The yields of nonanal (ca. 50%) and hydroxyimine (ca. 20%) were determined by ¹H NMR analysis of crude products.

Typical Procedure for Preparation of Imidazoline from Aldehyde.
To a solution of 4-bromobenzaldehyde (1, 46 mg, 0.25 mmol) in H₂O (6 mL) were added PHPB (160 mg, 0.5 mmol). Etylenediamine [90 mg (100 µL), 1.5 mmol] was added. After stirring for 15 h at r.t., the reaction mixture was treated with 0.5 M aq Na₂S₂O₃ and extracted with EtOAc. The organic layer was washed with 0.5 M aq Na₂S₂O₃ and successively washed with sat. aq NaCl and dried over MgSO₄. After removal of the solvent in vacuo, the residue was purified by column chromatography on silica gel (Wakogel C-200) with CHCl₃. Imidazoline 1a (50 mg, 0.22 mmol) was obtained in 88% yield.

Typical Procedure for Preparation of Oxazoline from Aldehyde.
To a solution of 4-bromobenzaldehyde (1, 46 mg, 0.25 mmol) in H₂O (6 mL) were added PHPB (240 mg, 0.75 mmol). 2-Aminoethanol [92 mg (90 µL), 1.5 mmol] was added. After stirring for 23 h at r.t., the reaction mixture was treated with 0.5 M aq Na₂S₂O₃ and extracted with EtOAc.
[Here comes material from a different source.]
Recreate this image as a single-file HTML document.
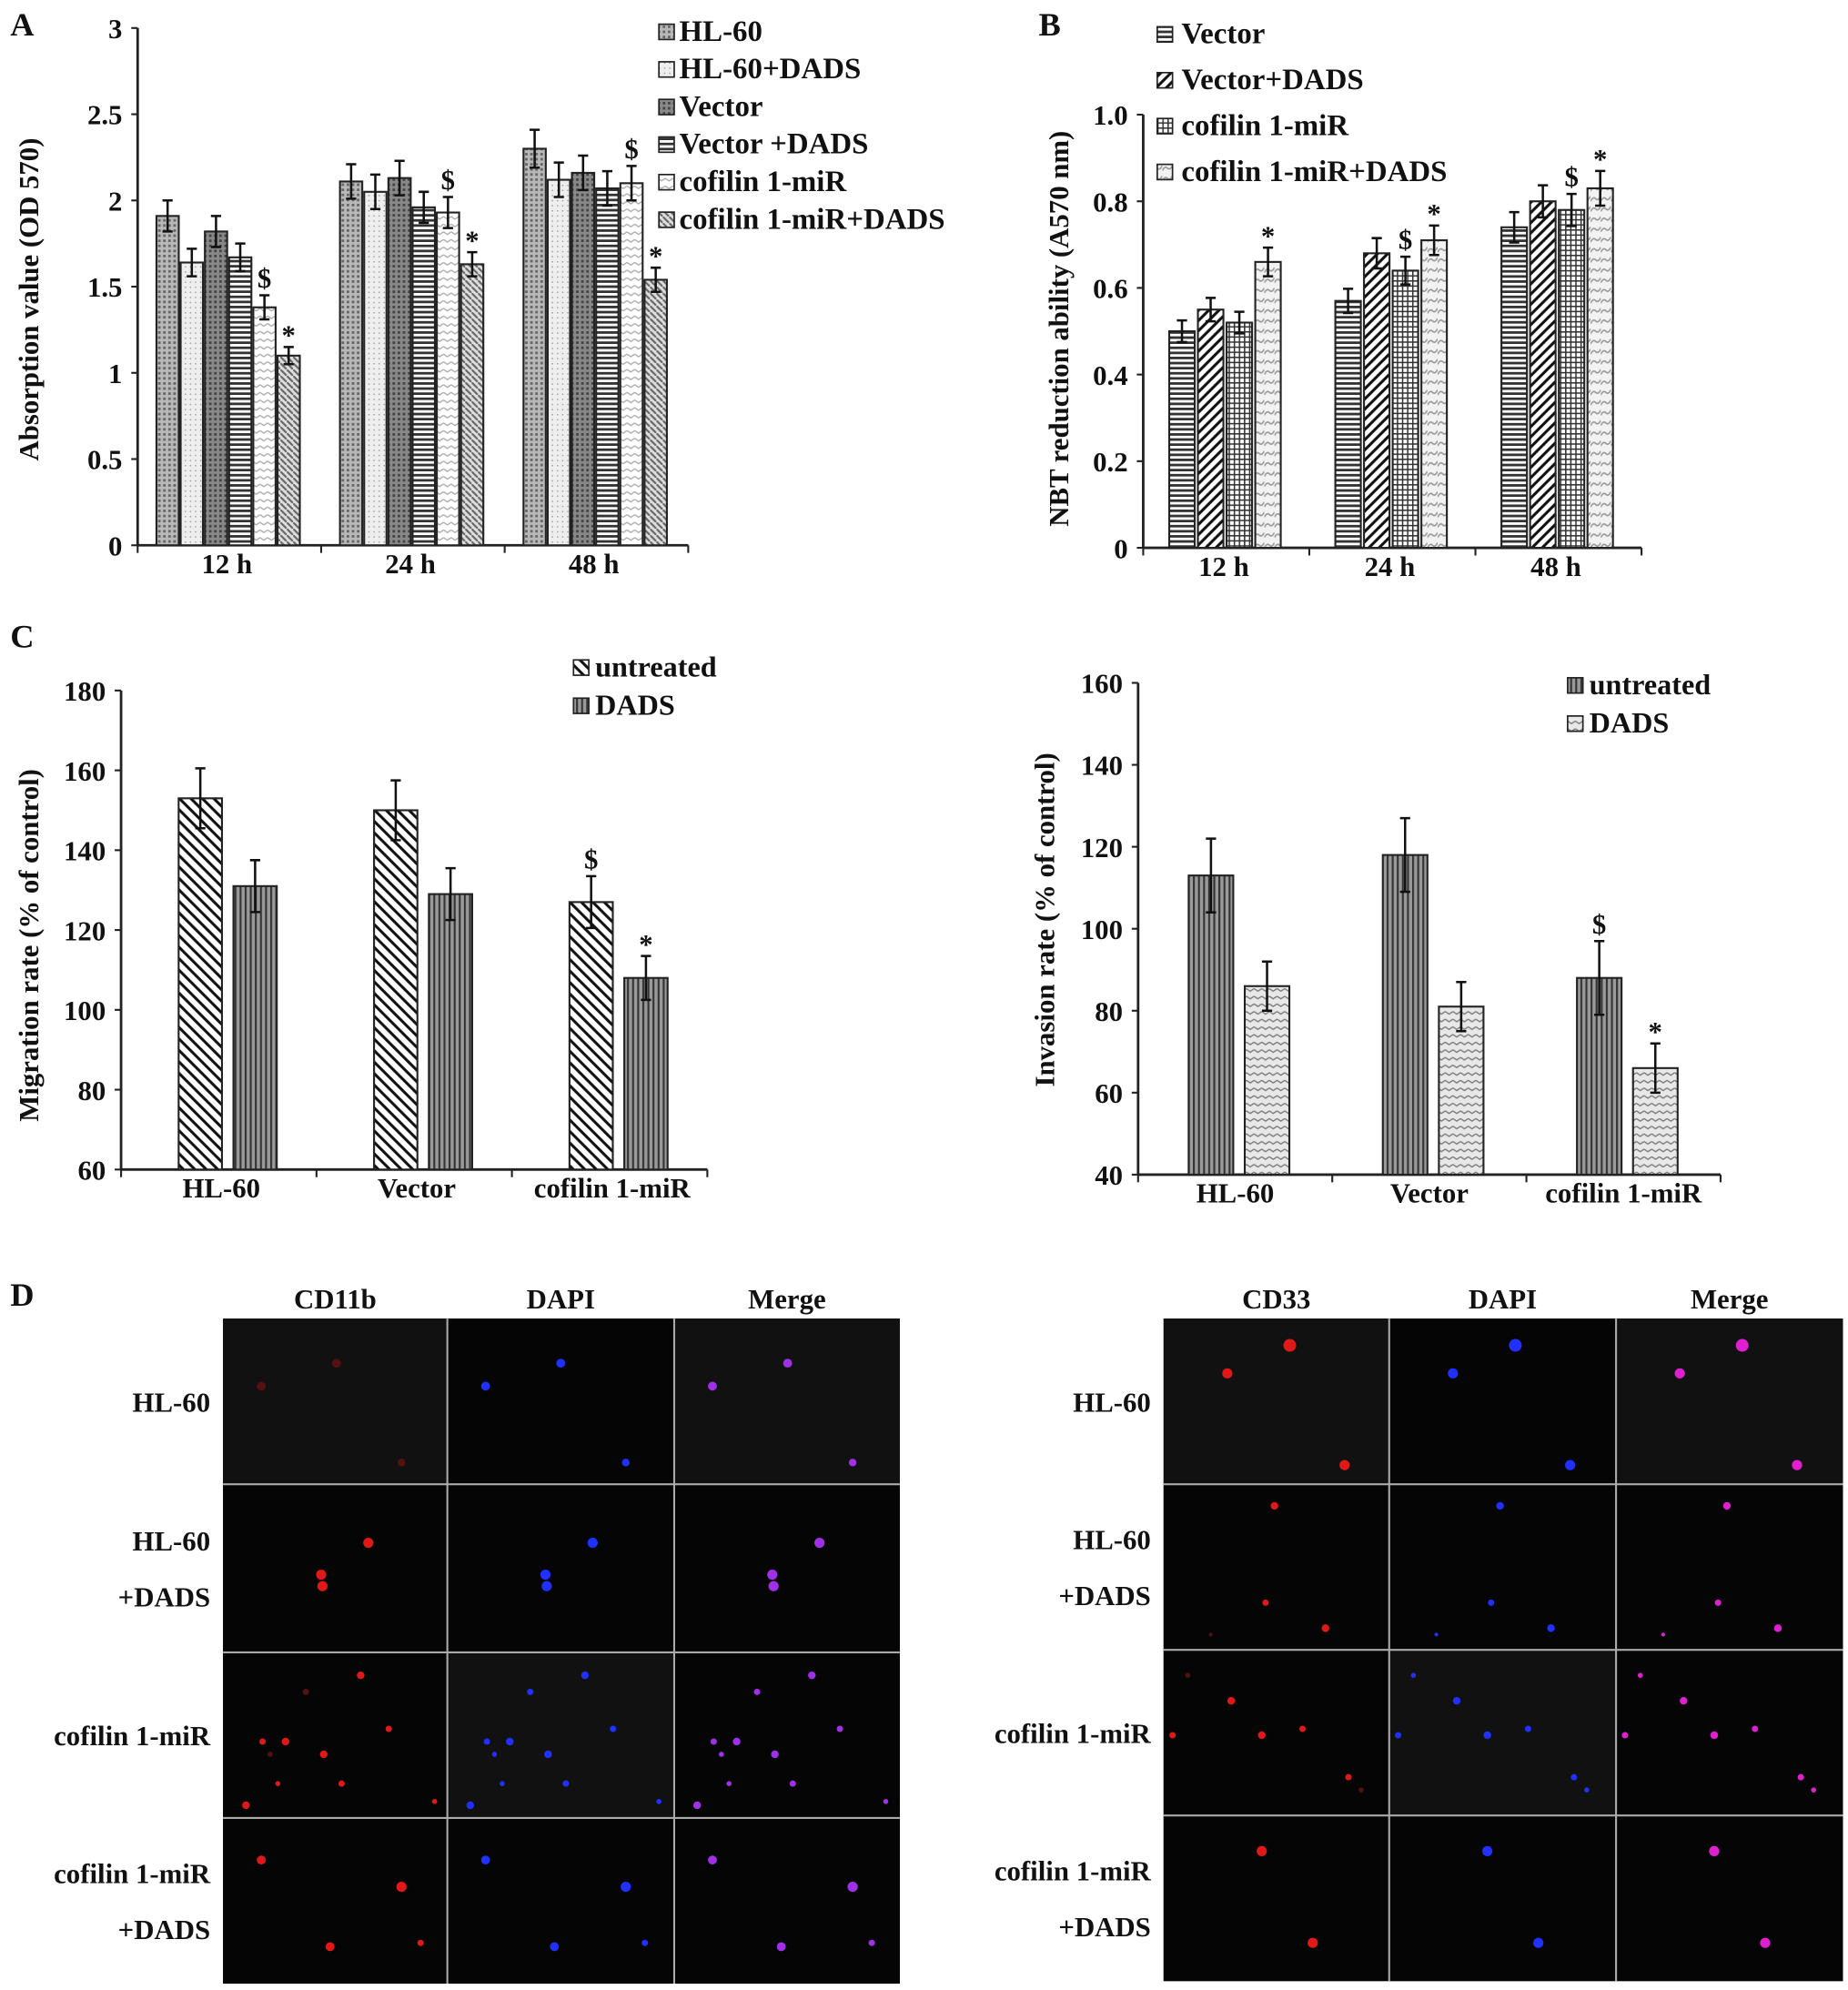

The organic layer was washed with 0.5 M aq Na₂S₂O₃ and successively washed with sat. aq NaCl and dried over MgSO₄. After removal of the solvent in vacuo, the residue was purified by column chromatography on silica gel (Wakogel C-200) with CHCl₃. Oxazoline 1c (50 mg, 0.22 mmol) was obtained in 89% yield.